Whether you are a private investor, the owner of an investment fund business or you are part of the management team of a business seeking investment, our dedicated business law solicitors have a wealth of knowledge and experience in advising on corporate investment transactions.
Tailored Investment Structure Advice
Minimising exposure to risk whilst seeking to maximise the return from investment is likely to be at the forefront of any investor’s mind when making a corporate investment.
For the management team of a business seeking investment, there is a fine balance between maximising financial investment in order to grow the business and minimising that business’ exposure to risk (and the exposure to the management team itself under the terms of any investment agreement).
Corporate investment is likely to be made by way of debt (for example, loans), by way of equity (often, investor shares) or with a combination of the two. There is usually a large number of documents involved in a corporate investment transaction, particularly where investment is by way of a hybrid of debt and equity.

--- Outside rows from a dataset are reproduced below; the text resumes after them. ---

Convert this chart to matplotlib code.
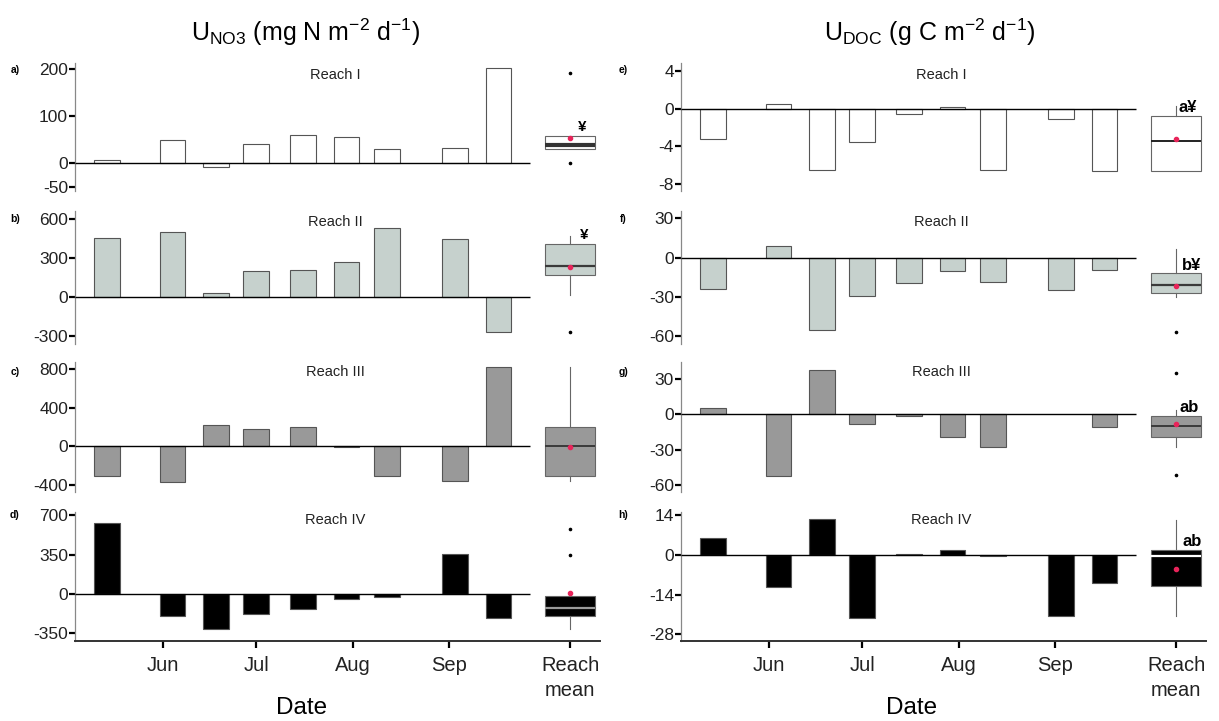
import numpy as np
import pandas as pd
import matplotlib
matplotlib.use("Agg")
import matplotlib.pyplot as plt
import matplotlib.dates as mdates

plt.rcParams["font.family"] = ["Liberation Sans", "DejaVu Sans"]
plt.rcParams["mathtext.fontset"] = "custom"
plt.rcParams["mathtext.rm"] = "Liberation Sans"
plt.rcParams["mathtext.it"] = "Liberation Sans:italic"

# sampling dates (same for both solutes)
sample_dates = ["2015-05-14", "2015-06-04", "2015-06-18", "2015-07-01", "2015-07-16",
                "2015-07-30", "2015-08-12", "2015-09-03", "2015-09-17"]
month_ticks = ["2015-06-01", "2015-07-01", "2015-08-01", "2015-09-01"]
month_labels = ["Jun", "Jul", "Aug", "Sep"]
mean_date = "2015-10-10"
reaches = ["Reach I", "Reach II", "Reach III", "Reach IV"]

# nitrate uptake, mg N m-2 d-1
no3_r1 = [7, 50, -7, 40, 59, 56, 30, 32, 202]
no3_r2 = [450, 495, 28, 195, 205, 270, 525, 440, -270]
no3_r3 = [-300, -370, 220, 180, 195, -10, -310, -355, 815]
no3_r4 = [629, -196, -309, -181, -131, -44, -27, 356, -211]

# DOC uptake, g C m-2 d-1
doc_r1 = [-3.2, 0.5, -6.6, -3.6, -0.6, 0.2, -6.6, -1.1, -6.7]
doc_r2 = [-23.9, 9.2, -55.4, -29.0, -19.0, -10.2, -18.8, -24.9, -9.4]
doc_r3 = [5.5, -51.8, 37.3, -8.4, -1.5, -18.8, -28.0, np.nan, -10.9]
doc_r4 = [5.9, -11.2, 12.7, -22.1, 0.5, 1.9, -0.3, -21.4, -9.8]

# reach mean box summaries:
# q1, median, q3, whisker low, whisker high, mean, outliers
no3_box = [
    (30, 38, 57, 30, 57, 54, [0, 191]),
    (167, 236, 405, 13, 467, 226, [-270]),
    (-305, 0, 203, -360, 820, -5, []),
    (-196, -122, -15, -314, -15, 5, [575, 345]),
]
doc_box = [
    (-6.7, -3.5, -0.8, -6.7, 0.3, -3.2, []),
    (-26.7, -20.8, -11.9, -30, 6.6, -21.6, [-57]),
    (-18.8, -9.6, -1.4, -28, 3.6, -8.4, [34.5, -51.6]),
    (-10.8, -0.2, 1.8, -21.5, 12.4, -4.9, []),
]
no3_marks = ["¥", "¥", "", ""]
doc_marks = ["a¥", "b¥", "ab", "ab"]

no3_ylims = [(-59, 213), (-364, 659), (-470, 870), (-418, 730)]
doc_ylims = [(-8.8, 4.9), (-65.8, 35.6), (-65.6, 44.1), (-30.4, 15.2)]
no3_yticks = [[-50, 0, 100, 200], [-300, 0, 300, 600], [-400, 0, 400, 800], [-350, 0, 350, 700]]
doc_yticks = [[-8, -4, 0, 4], [-60, -30, 0, 30], [-60, -30, 0, 30], [-28, -14, 0, 14]]

fills = ["white", "#c6d1cd", "#999999", "black"]
median_no3 = [("#333333", 3.0), ("#3a3a3a", 1.6), ("#3a3a3a", 1.4), ("#9a9a9a", 1.6)]
median_doc = [("#222222", 1.4), ("#3a3a3a", 1.6), ("#3a3a3a", 1.4), ("white", 1.6)]

W, H = 1219, 721
fig = plt.figure(figsize=(W / 100, H / 100), dpi=100)

x_dates = mdates.date2num(pd.to_datetime(sample_dates))
x_ticks = list(mdates.date2num(pd.to_datetime(month_ticks)))
x_mean = mdates.date2num(pd.Timestamp(mean_date))
x_left = mdates.date2num(pd.Timestamp("2015-05-03")) + 0.7
x_right = x_left + 168.9
x_zero_end = mdates.date2num(pd.Timestamp("2015-09-27"))

rows_px = [(63, 191), (211, 344), (362, 492), (512, 641)]
col_left_px = [75, 681]
col_width_px = 525


def fx(px):
    return px / W


def fy(py):
    return 1 - py / H


def draw_panel(ax, vals, box, ylim, yticks, fill, med, bottom):
    ax.bar(x_dates, vals, width=8.2, color=fill, edgecolor="#555555", linewidth=0.8, zorder=2)
    ax.hlines(0, x_left, x_zero_end, color="black", linewidth=1.0, zorder=3)
    q1, m, q3, wlo, whi, mean, fl = box
    stats = [dict(q1=q1, med=m, q3=q3, whislo=wlo, whishi=whi, mean=mean, fliers=fl)]
    ax.bxp(stats, positions=[x_mean], widths=16, patch_artist=True, showmeans=True,
           showcaps=False, manage_ticks=False,
           boxprops=dict(facecolor=fill, edgecolor="#666666", linewidth=0.8),
           medianprops=dict(color=med[0], linewidth=med[1]),
           whiskerprops=dict(color="#666666", linewidth=0.8),
           flierprops=dict(marker="o", markersize=1.6, markerfacecolor="black",
                           markeredgecolor="black"),
           meanprops=dict(marker="o", markersize=3, markerfacecolor="#e8245a",
                          markeredgecolor="#e8245a"))
    ax.set_xlim(x_left, x_right)
    ax.set_ylim(*ylim)
    ax.set_yticks(yticks)
    ax.set_yticklabels([str(t) for t in yticks])
    ax.tick_params(axis="y", direction="out", length=4, width=1.6, color="black",
                   labelsize=12.5, labelcolor="#222222", pad=1)
    for s in ["top", "right"]:
        ax.spines[s].set_visible(False)
    ax.spines["left"].set_color("#888888")
    ax.spines["left"].set_linewidth(0.9)
    if bottom:
        ax.spines["bottom"].set_color("#333333")
        ax.spines["bottom"].set_linewidth(1.4)
        ax.set_xticks(x_ticks + [x_mean])
        ax.set_xticklabels(month_labels + ["Reach\nmean"], linespacing=1.35)
        ax.tick_params(axis="x", direction="out", length=5, width=1.6, color="black",
                       labelsize=14.5, labelcolor="#222222", pad=6)
    else:
        ax.spines["bottom"].set_visible(False)
        ax.set_xticks([])


no3_vals = [no3_r1, no3_r2, no3_r3, no3_r4]
doc_vals = [doc_r1, doc_r2, doc_r3, doc_r4]
labels_left = ["a)", "b)", "c)", "d)"]
labels_right = ["e)", "f)", "g)", "h)"]
label_y = [70, 219, 372, 515]
reach_y = [75, 222, 372, 520]
no3_mark_pos = [(582, 127), (584, 235)]
doc_mark_pos = [(1188, 108), (1192, 265), (1189, 407), (1192, 541)]

for c, (vals_set, boxes, ylims, yts, meds) in enumerate([
        (no3_vals, no3_box, no3_ylims, no3_yticks, median_no3),
        (doc_vals, doc_box, doc_ylims, doc_yticks, median_doc)]):
    for r in range(4):
        top, bot = rows_px[r]
        ax = fig.add_axes([fx(col_left_px[c]), fy(bot), fx(col_width_px), (bot - top) / H])
        draw_panel(ax, vals_set[r], boxes[r], ylims[r], yts[r], fills[r], meds[r], r == 3)
        fig.text(fx(col_left_px[c] + 260), fy(reach_y[r]), reaches[r],
                 ha="center", va="center", fontsize=10.5, color="#222222")
        lab = labels_left[r] if c == 0 else labels_right[r]
        fig.text(fx(15 if c == 0 else 623), fy(label_y[r]), lab, ha="center", va="center",
                 fontsize=7.5, fontweight="bold")

for (px, py), m in zip(no3_mark_pos, no3_marks):
    fig.text(fx(px), fy(py), m, ha="center", va="center", fontsize=11, fontweight="bold")
for (px, py), m in zip(doc_mark_pos, doc_marks):
    fig.text(fx(px), fy(py), m, ha="center", va="center", fontsize=12, fontweight="bold")

fig.text(fx(306), fy(32), r"U$_{\mathrm{NO3}}$ (mg N m$^{-2}$ d$^{-1}$)",
         ha="center", va="center", fontsize=18)
fig.text(fx(930), fy(32), r"U$_{\mathrm{DOC}}$ (g C m$^{-2}$ d$^{-1}$)",
         ha="center", va="center", fontsize=18)
fig.text(fx(302), fy(708), "Date", ha="center", va="center", fontsize=17.5)
fig.text(fx(912), fy(708), "Date", ha="center", va="center", fontsize=17.5)

fig.savefig("out.png", dpi=100)
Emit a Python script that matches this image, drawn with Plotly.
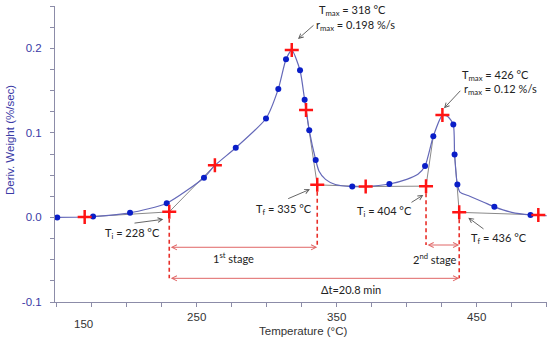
import plotly.graph_objects as go

# ---------------- data ----------------
curve_T = [148.8, 170, 176, 202.4, 228.6, 255.2, 263, 277.9, 299.5, 308.3, 313.8, 317.9, 323.8,
           327.1, 330.4, 335, 337.3, 342, 349, 361.1, 370.7, 387.6, 400, 408, 413.1, 419, 425.5,
           429.5, 433.3, 434.2, 436.2, 438, 445, 455, 462.6, 475, 488.4, 500]
curve_v = [0, 0.0005, 0.001, 0.0054, 0.0168, 0.047, 0.0615, 0.0824, 0.117, 0.152, 0.187, 0.198, 0.174,
           0.139, 0.103, 0.068, 0.055, 0.045, 0.039, 0.0365, 0.0365, 0.0395, 0.045, 0.051, 0.0607, 0.096, 0.121,
           0.119, 0.1098, 0.0745, 0.039, 0.030, 0.025, 0.018, 0.0125, 0.006, 0.003, 0.002]

dots_T = [150.4, 176, 202.4, 228.6, 255.2, 277.9, 299.5, 308.3, 313.8, 323.8, 327.1, 330.4, 335,
          361.1, 387.6, 413.1, 419, 433.3, 434.2, 436.2, 462.6, 488.4]
dots_v = [0, 0.001, 0.0054, 0.0168, 0.047, 0.0824, 0.117, 0.152, 0.187, 0.174, 0.139, 0.103, 0.068,
          0.0365, 0.0395, 0.0607, 0.096, 0.1098, 0.0745, 0.039, 0.0125, 0.003]

cross_T = [170, 230.4, 263, 317.9, 328.1, 336.1, 370.7, 413.8, 425.5, 437.5, 494]
cross_v = [0.0005, 0.0066, 0.0617, 0.198, 0.127, 0.0385, 0.0365, 0.037, 0.121, 0.006, 0.003]

# tangent / baseline segments (gray)
tan_T = [170, 230.4, None, 230.4, 263, None, 328.1, 336.1, None, 336.1, 370.7, 413.8, None,
         413.8, 419, None, 434.2, 437.5, None, 437.5, 494]
tan_v = [0.0005, 0.0066, None, 0.0066, 0.0617, None, 0.127, 0.0385, None, 0.0385, 0.0365, 0.037, None,
         0.037, 0.096, None, 0.0745, 0.006, None, 0.006, 0.003]

# stage levels
stage1_v = -0.0353
stage2_v = -0.0326
delta_v = -0.072
drop_T = [230.4, 230.4, None, 336.1, 336.1, None, 413.8, 413.8, None, 437.5, 437.5]
drop_v = [0.0066, delta_v, None, 0.0385, stage1_v, None, 0.037, stage2_v, None, 0.006, delta_v]

x_tickvals = [250, 350, 450]
x_ticktext = ["250", "350", "450"]
y_tickvals = [-0.1, 0.0, 0.1, 0.2]
y_ticktext = ["-0.1", "0.0", "0.1", "0.2"]

# ---------------- figure ----------------
X0, X1 = 148.8, 500.2
Y0, Y1 = -0.1, 0.25
L, R, T, B = 55, 3, 6, 38
W, H = 550, 340
pw, ph = W - L - R, H - T - B


def px2x(px):
    return X0 + (px - L) / pw * (X1 - X0)


def py2y(py):
    return Y1 - (py - T) / ph * (Y1 - Y0)


fig = go.Figure()
fig.add_trace(go.Scatter(x=tan_T, y=tan_v, mode="lines", line=dict(color="#8a8a8a", width=1),
                         hoverinfo="skip", showlegend=False))
fig.add_trace(go.Scatter(x=curve_T, y=curve_v, mode="lines", line=dict(color="#6468b8", width=1.2, shape="spline", smoothing=0.6),
                         showlegend=False))
fig.add_trace(go.Scatter(x=drop_T, y=drop_v, mode="lines", line=dict(color="#e8302a", width=1.6, dash="4px,3px"),
                         hoverinfo="skip", showlegend=False))
fig.add_trace(go.Scatter(x=dots_T, y=dots_v, mode="markers", marker=dict(color="#0a1ec8", size=6),
                         showlegend=False))
fig.add_trace(go.Scatter(x=cross_T, y=cross_v, mode="markers",
                         marker=dict(symbol="cross-thin", size=10, line=dict(color="#ff1414", width=2.5)),
                         showlegend=False))

txt_font = dict(family="Lato, Carlito, sans-serif", size=11, color="#222222")

# black pointer arrows (tail px, tail py, head px, head py)
arrows = [(315, 24, 298, 39), (461.7, 89.3, 444, 108.3), (133, 223.3, 163.3, 219.3),
          (286.7, 199.3, 310, 189.3), (410, 203.3, 423.3, 195), (485, 230, 468.3, 217.7)]
for tx, ty, hx, hy in arrows:
    fig.add_annotation(x=px2x(hx), y=py2y(hy), ax=px2x(tx), ay=py2y(ty), xref="x", yref="y",
                       axref="x", ayref="y", text="", showarrow=True, arrowhead=5, arrowsize=1,
                       arrowwidth=0.9, arrowcolor="#555555")

labels = [
    ("T<sub>max</sub> = 318 °C", 352.5, 10),
    ("r<sub>max</sub> = 0.198 %/s", 355, 25),
    ("T<sub>max</sub> = 426 °C", 495, 75),
    ("r<sub>max</sub> = 0.12 %/s", 500.8, 89.3),
    ("T<sub>i</sub> = 228 °C", 132.5, 233.3),
    ("T<sub>f</sub> = 335 °C", 284, 209.3),
    ("T<sub>i</sub> = 404 °C", 384, 211.7),
    ("T<sub>f</sub> = 436 °C", 499, 238.3),
    ("1<sup>st</sup> stage", 233, 257),
    ("2<sup>nd</sup> stage", 435, 258),
    ("Δt=20.8 min", 350.5, 289),
]
for text, cx, cy in labels:
    fig.add_annotation(x=px2x(cx), y=py2y(cy), xref="x", yref="y", text=text, showarrow=False,
                       font=txt_font, xanchor="center", yanchor="middle")

# double-headed red arrows
for xa, xb, yv in [(230.4, 336.1, stage1_v), (413.8, 437.5, stage2_v), (230.4, 437.5, delta_v)]:
    fig.add_annotation(x=xb, y=yv, ax=xa, ay=yv, xref="x", yref="y", axref="x", ayref="y",
                       text="", showarrow=True, arrowside="end+start", arrowhead=5, startarrowhead=5,
                       arrowsize=1, startarrowsize=1, arrowwidth=1, arrowcolor="#e06666")

# stray "150" tick label and axis title
axis_font = dict(family="Liberation Sans, Arial, sans-serif", size=11.5, color="#333333")
fig.add_annotation(x=px2x(83), y=(H - B - 324) / ph, xref="x", yref="paper", text="150",
                   showarrow=False, font=axis_font, yanchor="middle")
fig.add_annotation(x=px2x(302.5), y=(H - B - 331) / ph, xref="x", yref="paper", text="Temperature (°C)",
                   showarrow=False, font=axis_font, yanchor="middle")
fig.add_annotation(x=(10 - L) / pw, y=(H - B - 140) / ph, xref="paper", yref="paper",
                   text="Deriv. Weight (%/sec)", textangle=-90, showarrow=False,
                   font=dict(family="Liberation Sans, Arial, sans-serif", size=11.5, color="#3a3aa6"),
                   xanchor="center", yanchor="middle")

fig.update_layout(
    width=W, height=H, margin=dict(l=L, r=R, t=T, b=B),
    paper_bgcolor="white", plot_bgcolor="white", showlegend=False,
    xaxis=dict(range=[X0, X1], showgrid=False, zeroline=False, showline=True, linecolor="#8c8ca8",
               linewidth=1, ticks="outside", ticklen=4, tickcolor="#8c8ca8", tickvals=x_tickvals,
               ticktext=x_ticktext, tickfont=axis_font,
               minor=dict(ticks="outside", ticklen=4, tickcolor="#8c8ca8", tick0=150, dtick=25, showgrid=False)),
    yaxis=dict(range=[Y0, Y1], showgrid=False, zeroline=False, showline=True, linecolor="#8c8ca8",
               linewidth=1, ticks="outside", ticklen=4, tickcolor="#8c8ca8", tickvals=y_tickvals,
               ticktext=y_ticktext, ticklabelstandoff=6,
               tickfont=dict(family="Liberation Sans, Arial, sans-serif", size=11.5, color="#3a3aa6"),
               minor=dict(ticks="outside", ticklen=4, tickcolor="#8c8ca8", tick0=0, dtick=0.025, showgrid=False)),
)

fig.write_html("out.html", config={"displayModeBar": False},
               post_script="document.body.style.margin='0px';document.body.style.overflow='hidden';")
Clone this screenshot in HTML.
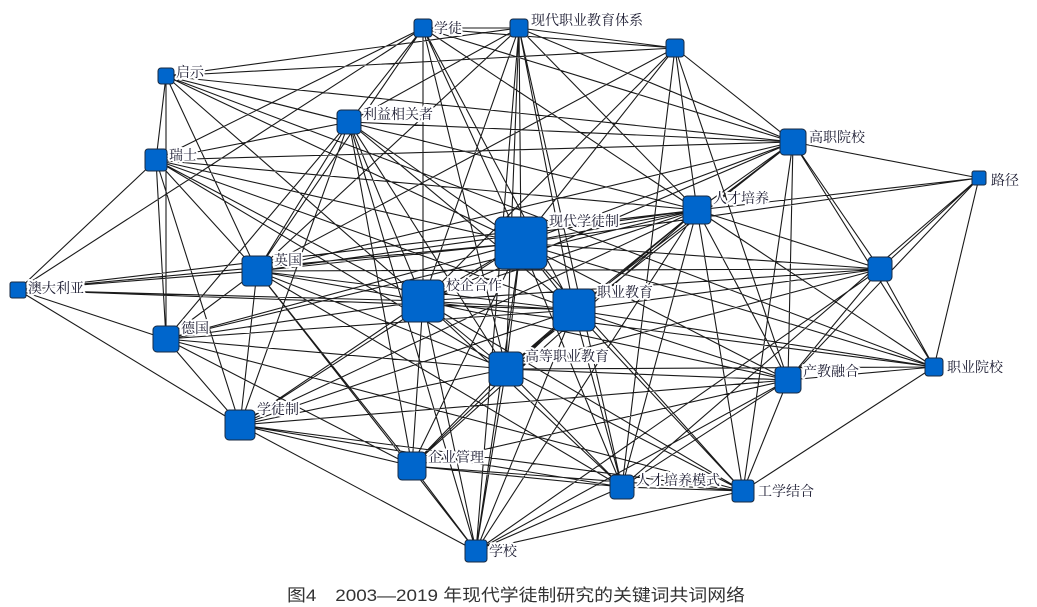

Our specialist business law solicitors have demonstrated experience managing corporate investment transactions to ensure that the agreed terms are carried throughout the various documents, from investment agreements to loan note instruments, shareholders’ agreements, investor articles of association and option agreements.
At Tinsdills, we understand the challenges involved in corporate investment for both the investor and management team and we are able to assist and advise on an investment structure that suits all parties involved.
The investor will often want to be in control of the terms of the investment agreement and so will usually insist that their solicitor prepares the first draft of the agreement to ensure that it is prepared in a manner that favours their interests. It is therefore essential that the management team seeks separate legal advice on the agreement to ensure that it is prepared in a reasonable and fair manner.
Preparation of a first draft of the investment agreement can begin at any time after the key commercial terms of the transaction have been agreed and heads of terms have been signed, if they are being used. Drafting of the agreement may be delayed until any due diligence exercise is well advanced and the investor has some certainty that the business is sound and the transaction will proceed to completion.
Within the context of a corporate investment transaction, anti-dilution provisions seek to prevent a business from obtaining further investment from third parties, without the consent of the current investor or to ensure that, where further investment is made, the investments of the first investor are not diluted.